**What is expected:**
Nothing in the data should change when you return it, but leave the pictures out.

**Supplied data:**
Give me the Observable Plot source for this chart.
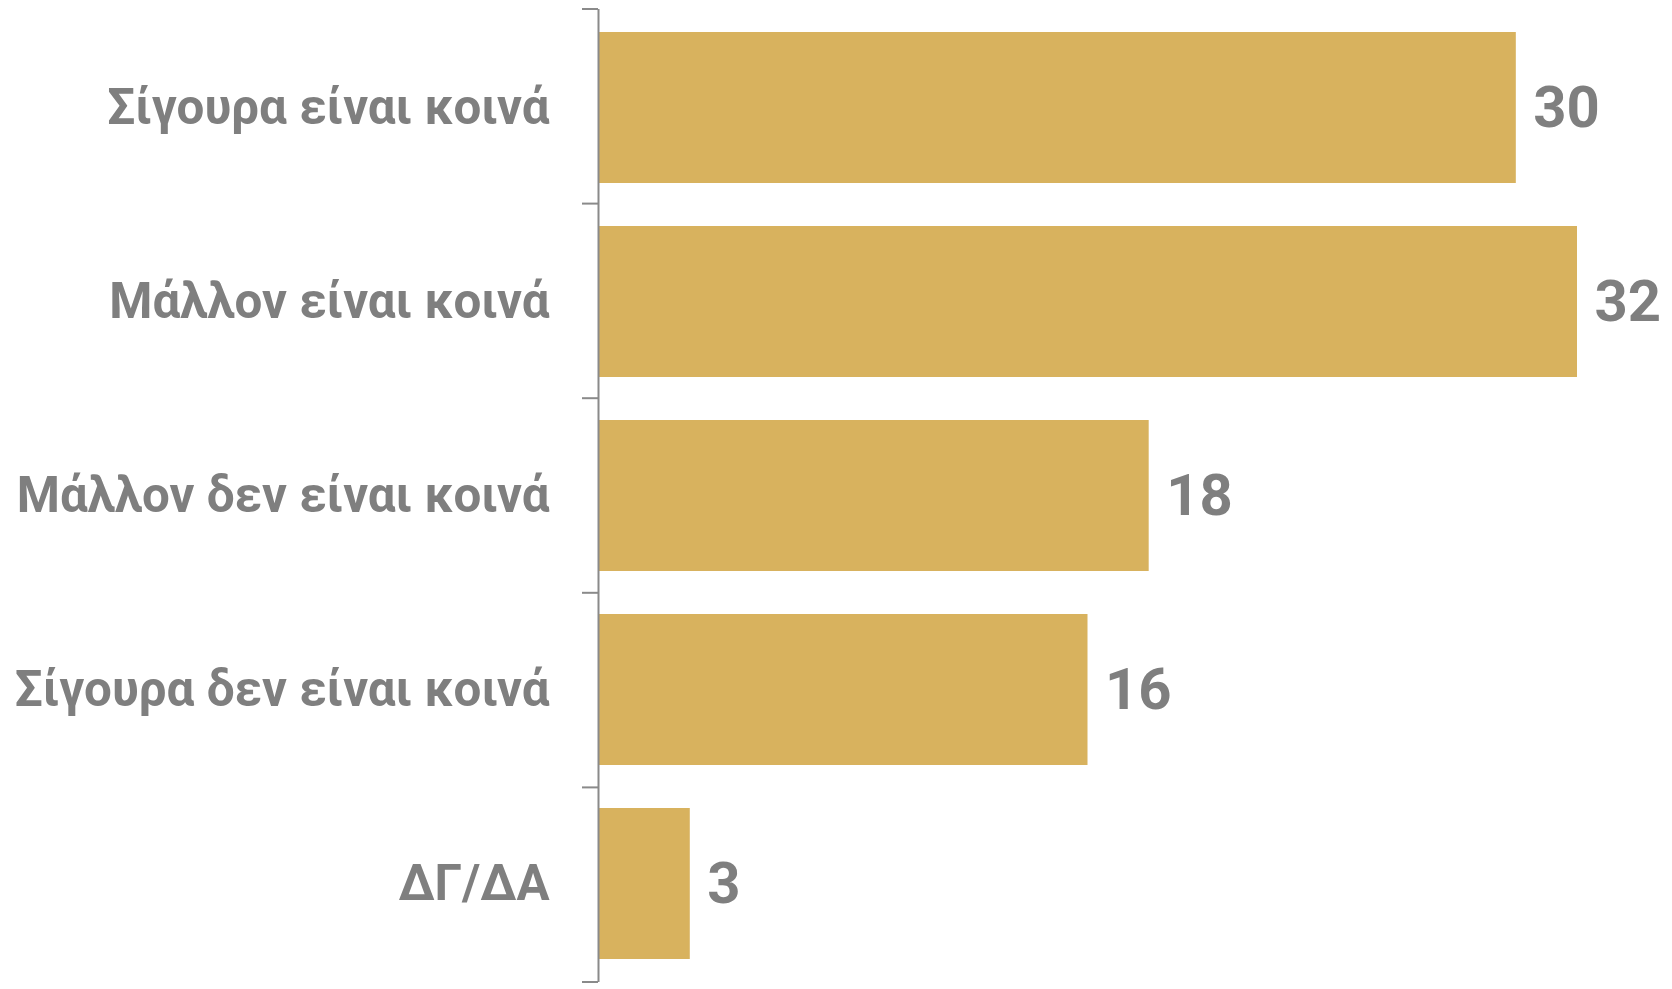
<!DOCTYPE html>
<html>
<head>
<meta charset="utf-8">
<script src="https://cdn.jsdelivr.net/npm/d3@7"></script>
<script src="https://cdn.jsdelivr.net/npm/@observablehq/plot@0.6"></script>
<style>
  html, body { margin: 0; padding: 0; background: #ffffff; }
  #chart svg { display: block; }
</style>
</head>
<body>
<div id="chart"></div>
<script>
const categories = [
  "Σίγουρα είναι κοινά",
  "Μάλλον είναι κοινά",
  "Μάλλον δεν είναι κοινά",
  "Σίγουρα δεν είναι κοινά",
  "ΔΓ/ΔΑ"
];
const values = [30, 32, 18, 16, 3];

const data = categories.map((c, i) => ({category: c, value: values[i]}));

const gray = "#7f7f7f";
const barColor = "#D8B25E";
const font = "Roboto, 'Open Sans', sans-serif";

// tick marks at band boundaries (Excel-style category axis)
function boundaryTicks(index, scales, values, dimensions, context) {
  const {marginTop, marginBottom, height} = dimensions;
  const n = categories.length;
  const step = (height - marginTop - marginBottom) / n;
  const g = d3.select(context.document.createElementNS("http://www.w3.org/2000/svg", "g"));
  const x0 = scales.x(0);
  for (let i = 0; i <= n; i++) {
    const y = marginTop + i * step;
    g.append("line")
      .attr("x1", x0 - 16).attr("x2", x0)
      .attr("y1", y).attr("y2", y)
      .attr("stroke", "#8a8a8a").attr("stroke-width", 2);
  }
  return g.node();
}

const chart = Plot.plot({
  width: 1672,
  height: 989,
  marginLeft: 598,
  marginRight: 95,
  marginTop: 9,
  marginBottom: 7,
  x: {domain: [0, 32], axis: null},
  y: {domain: categories, paddingInner: 0.224, paddingOuter: 0.112, axis: null},
  style: {fontFamily: font, background: "#ffffff"},
  marks: [
    Plot.barX(data, {x: "value", y: "category", fill: barColor}),
    Plot.ruleX([0], {stroke: "#8a8a8a", strokeWidth: 2}),
    boundaryTicks,
    Plot.text(data, {
      x: () => 0, y: "category", text: "category",
      textAnchor: "end", dx: -49,
      fontSize: 49.3, fontWeight: "bold", fill: gray, fontFamily: font
    }),
    Plot.text(data, {
      x: "value", y: "category", text: d => String(d.value),
      textAnchor: "start", dx: 17,
      fontSize: 58, fontWeight: "bold", fill: gray, fontFamily: font
    })
  ]
});

document.getElementById("chart").appendChild(chart);
</script>
</body>
</html>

**Answer for this exercise:**
Give me the Observable Plot source for this chart.
<!DOCTYPE html>
<html>
<head>
<meta charset="utf-8">
<script src="https://cdn.jsdelivr.net/npm/d3@7"></script>
<script src="https://cdn.jsdelivr.net/npm/@observablehq/plot@0.6"></script>
<style>
  html, body { margin: 0; padding: 0; background: #ffffff; }
  #chart svg { display: block; }
</style>
</head>
<body>
<div id="chart"></div>
<script>
const categories = [
  "Σίγουρα είναι κοινά",
  "Μάλλον είναι κοινά",
  "Μάλλον δεν είναι κοινά",
  "Σίγουρα δεν είναι κοινά",
  "ΔΓ/ΔΑ"
];
const values = [30, 32, 18, 16, 3];

const data = categories.map((c, i) => ({category: c, value: values[i]}));

const gray = "#7f7f7f";
const barColor = "#D8B25E";
const font = "Roboto, 'Open Sans', sans-serif";

// tick marks at band boundaries (Excel-style category axis)
function boundaryTicks(index, scales, values, dimensions, context) {
  const {marginTop, marginBottom, height} = dimensions;
  const n = categories.length;
  const step = (height - marginTop - marginBottom) / n;
  const g = d3.select(context.document.createElementNS("http://www.w3.org/2000/svg", "g"));
  const x0 = scales.x(0);
  for (let i = 0; i <= n; i++) {
    const y = marginTop + i * step;
    g.append("line")
      .attr("x1", x0 - 16).attr("x2", x0)
      .attr("y1", y).attr("y2", y)
      .attr("stroke", "#8a8a8a").attr("stroke-width", 2);
  }
  return g.node();
}

const chart = Plot.plot({
  width: 1672,
  height: 989,
  marginLeft: 598,
  marginRight: 95,
  marginTop: 9,
  marginBottom: 7,
  x: {domain: [0, 32], axis: null},
  y: {domain: categories, paddingInner: 0.224, paddingOuter: 0.112, axis: null},
  style: {fontFamily: font, background: "#ffffff"},
  marks: [
    Plot.barX(data, {x: "value", y: "category", fill: barColor}),
    Plot.ruleX([0], {stroke: "#8a8a8a", strokeWidth: 2}),
    boundaryTicks,
    Plot.text(data, {
      x: () => 0, y: "category", text: "category",
      textAnchor: "end", dx: -49,
      fontSize: 49.3, fontWeight: "bold", fill: gray, fontFamily: font
    }),
    Plot.text(data, {
      x: "value", y: "category", text: d => String(d.value),
      textAnchor: "start", dx: 17,
      fontSize: 58, fontWeight: "bold", fill: gray, fontFamily: font
    })
  ]
});

document.getElementById("chart").appendChild(chart);
</script>
</body>
</html>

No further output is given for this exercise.